Virtual Coupling Schemes for Position Coherency in Networked Haptic Virtual Environments
- Ganesh Sankaranarayanan | University of Washington
In networked haptic environments — used in surgical simulation training, maintenance task training, force-feedback enabled network games, etc.— multiple users remotely collaborate sharing the same virtual space. In these environments, maintaining position coherency between the copies of the virtual object is vital to achieve consistency in collaboration, especially in the presence of time delays between users. To this end, client-server architectures are widely used to maintain position coherency in networked haptic environments. However, this approach introduces round trip delays for each user and, in addition, the collaboration becomes dependent on the ability of the client to maintain communication with the server.
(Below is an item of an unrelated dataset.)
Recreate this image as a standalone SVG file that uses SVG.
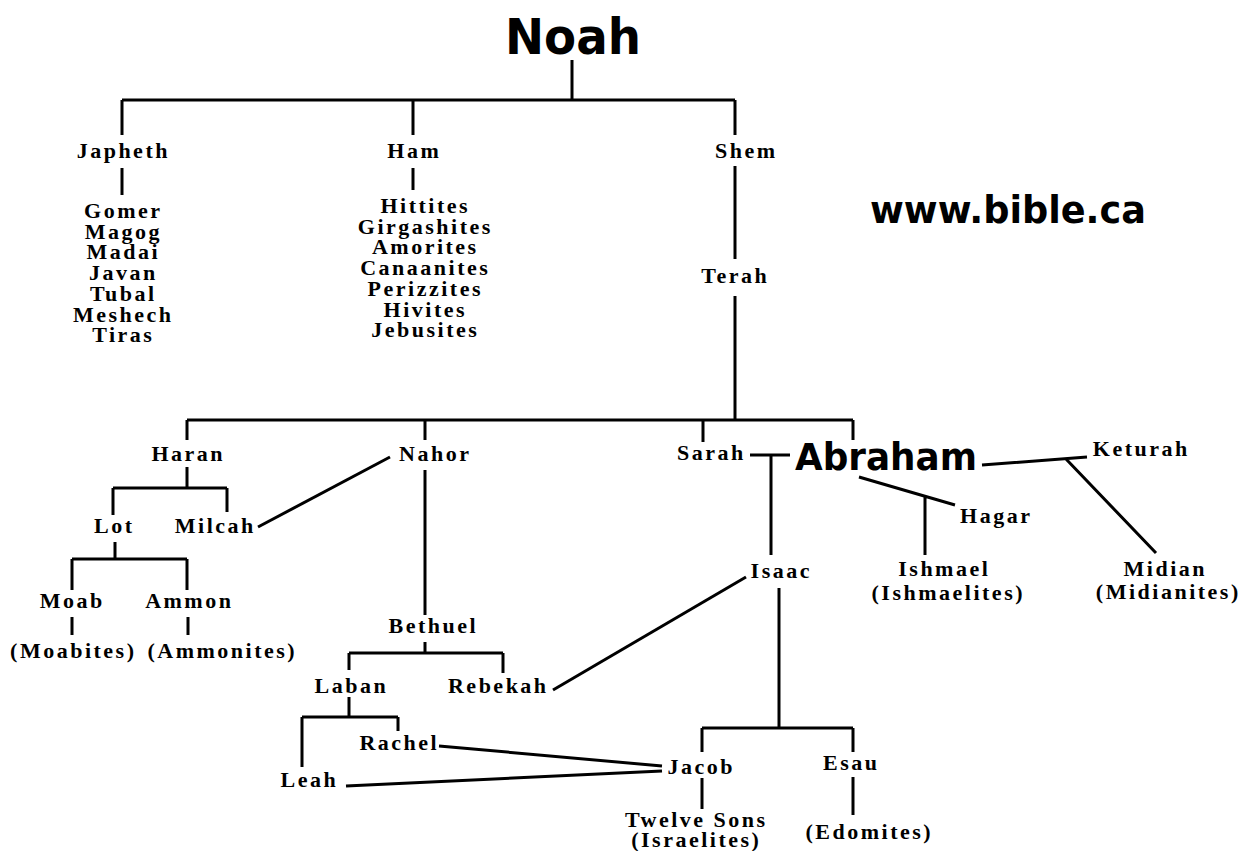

On the other hand, in peer-to-peer architectures — where the information from each user is multicasted to all the other users — time delay is reduced in half compared to client-server based methods. Nevertheless, this is the most difficult method for maintaining position coherency. In this work we present three virtual coupling schemes introduced to maintain position coherency, two of which utilize a peer-to-peer architecture and the remaining one, a client-server method. Their performances were compared for both constant and time-varying delays using the Internet, with experimental results that demonstrate that one of the virtual coupling schemes has a comparable performance to the server-based method. From this work we prove that peer-to-peer architectures are particularly useful in applications that use networked haptic environments.
Speaker Details
Ganesh Sankaranarayanan received his B.E. in Electrical Engineering with distinction from Annamalai University in 1997, M.S in Electrical Engineering from the University of Texas at Arlington in 2002 and Ph.D. in Electrical Engineering from the University of Washington in December 2007. Before graduate studies, he held an engineering position in designing control systems for web offset printing machinery. In Seattle, he pursued thesis research in networked haptic virtual environments. He has also worked on teleoperation of surgical robots, Internet based teleoperation and tangible augmented interfaces. He is also a research associate at the Human Interface Technology Laboratory (HitLab) at the University of Washington. He will be joining as a postdoctoral research associate at the advanced computational research laboratory, Rensselaer Polytechnic Institute.His current research interests include multi-user haptic virtual environments, haptic rendering, surgical robotics, telerobotics and surgical simulation.